Rogues’ Gallery describes itself as a history of art and its dealers, and Philip Hook, who has worked at the top of Sotheby’s for decades, is well versed in his subject. Sadly for the prurient, this is not an exposé of the excesses of the market from one of its high priests; and Hook says that where possible he has avoided writing about the living. It is hard not to feel a bit disappointed. For an alarming moment in the introduction, it seemed as if he was preparing to write an academic treatise about how dealers influence art and taste.
The book does start as more of a conventional history of art-dealing, but it quickly gets into its stride, rattling off the lives of the great dealers of French impressionism and European and American modernism in an engaging style spiced with mordant humour. Peter Wilson fleeces an intoxicated billionairess from the Sotheby’s podium, while the Marlborough Gallery director Frank Lloyd leans on a client like this: ‘You can change your décor, you can change your wife, but you won’t want to change this Bacon once you own it.’
The collective biography is a good idea. Different dealers, and indeed different markets, influence art in different ways. More problematically, the book covers both dealers who represented artists and those, like Lord Duveen, who traded secondhand masterpieces. Perhaps it is impossible to extricate the two types of dealing but the questions raised by each are very different. Nevertheless, one part of the story is the same: art’s centre of gravity moves from Europe to America and the last rogue in Hook’s gallery is Leo Castelli, the dealer most identified with pop art. By this stage, not only has the art been shipped to America, it has also become American. This seems to point to a depressing truth: that beyond dealers and even beyond artists it has always been the same invisible hand pulling the strings: the economy.
The first dealer to realise the potential of America seems to have been Paul Durand-Ruel, and if it is appropriate to talk about a hero in this book then Durand-Ruel is the man. He is the model for all the later art dealers: fixing prices, hiring public relations men and sucking up to museums.
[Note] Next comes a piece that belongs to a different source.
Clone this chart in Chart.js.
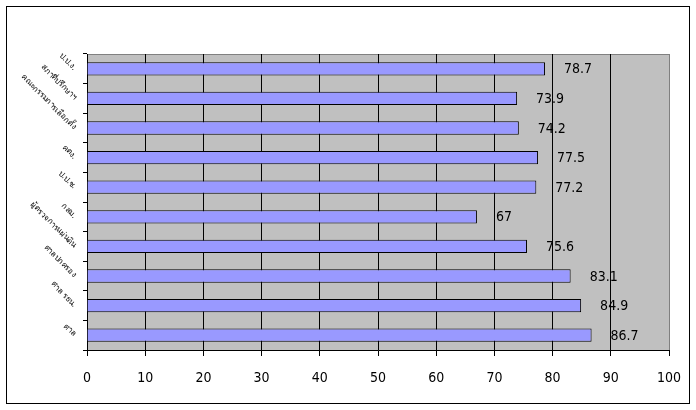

Hook draws an interesting parallel between Durand-Ruel and the Belgian-born impressario of the London art market, Ernest Gambart, 17 years his senior. Gambart sold spectacular paintings by Lord Leighton and Sir Lawrence Alma-Tadema of an idealised and often silly antiquity to mighty Victorian industrialists for vast sums, but he made even more money from selling prints after the paintings and tickets to exhibitions. Yet for all his success in enriching himself and his stable of artists, his version of art-dealing, and the reputation of the art he sold, was all but extinguished by the success of Durand-Ruel, who created the market for impressionism. Perhaps the entertainment value of art for a penny a peep was destroyed by the cinema, but the author also suggests that Gambart sold spectacular subject matter (irrespective of artist) whereas impressionism sold the artist.
Either way, this clearly worked well for the art market both then, and as it does now. Impressionists make up a much bigger volume of work than academic artists and the market needs volume. Many of Hook’s rogues were passionate about modern art, with great personal collections of their own, but it certainly suited the bottom line. Meanwhile, the use of spectacular showmanship to sell expensive art was reinvented by the auction houses, and specifically by Peter Wilson, chairman of Sotheby’s, who pioneered the dinner- jacketed evening sale as an entertainment to rival the opera. Here he is clearly presented as a crook, with the ear of Wilson’s now-ancient younger colleagues; so this is as close as Hook gets to giving out insider knowledge.
It is a shame that Hook chose not to continue his narrative into living memory, past Castelli’s championing of pop art, past the rise and fall of Japan (which he doesn’t cover), up to the explosion of contemporary art prices. He does allude to that market briefly at the end, pointing out the mega-galleries with global presence that camouflage themselves as museums. But if he had covered the 2008 Damien Hirst sale at Sotheby’s it would have elucidated his principal question of the relationship between art and the market. That year, while Lehman Brothers was collapsing, Sotheby’s was directly marketing £111 million of Hirst’s work to successive ranks of the international rich.
Durand-Ruel and his successors all used their taste to make the market in art. But a century later a non-discriminatory marketplace was trying to get rid of dealers altogether. And did this global marketplace affect the art that was sold in it? Of course it did. It allowed it to be meretricious rubbish.